A large proportion of the world's population is located near an ocean coast.  Many highly populated coastal areas rely entirely or partly on groundwater in aquifers that are subject to saltwater intrusion.  The three-step approach to managing saltwater intrusion (monitoring, conceptual description, computer model) would be beneficial anywhere.  A thorough understanding of the complexities of the freshwater-saltwater system is necessary for all three steps.  Furthermore, a hydrogeologist must be able to deal effectively with uncertainty caused by suboptimal data, limitations of the analytical procedures used to produce a conceptual description, and limitations computer modeling software and hardware.

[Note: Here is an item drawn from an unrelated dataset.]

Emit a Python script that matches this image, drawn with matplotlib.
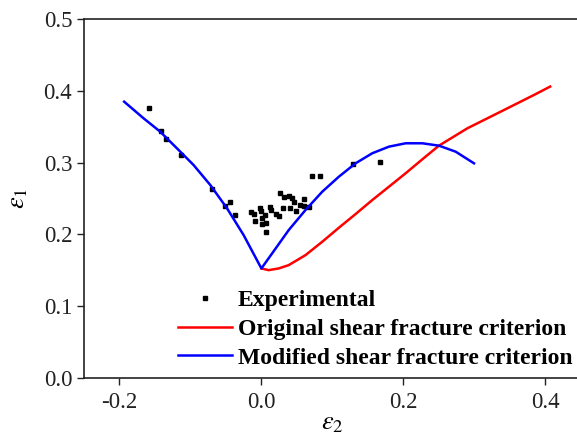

Cost effective solutions depend on local conditions.  In probably all cases of saltwater intrusion some uncertainty regarding the best management strategy exists.  If the strategy is too cautious the use of the freshwater resource will not be optimal.  If the strategy is incautious the freshwater resource may be damaged by saltwater intrusion.  Although saltwater intrusion is reversible by diminishing the activities that are causing it and/or via mitigating measures involving artificial recharge, the recovery will be slow.  Consequently, it is generally best to protect the freshwater from increase in salinity to the degree that the water is unsuitable for beneficial use.

Managing saltwater intrusion is a complex issue and a qualified hydrogeologist should be consulted when it must be addressed.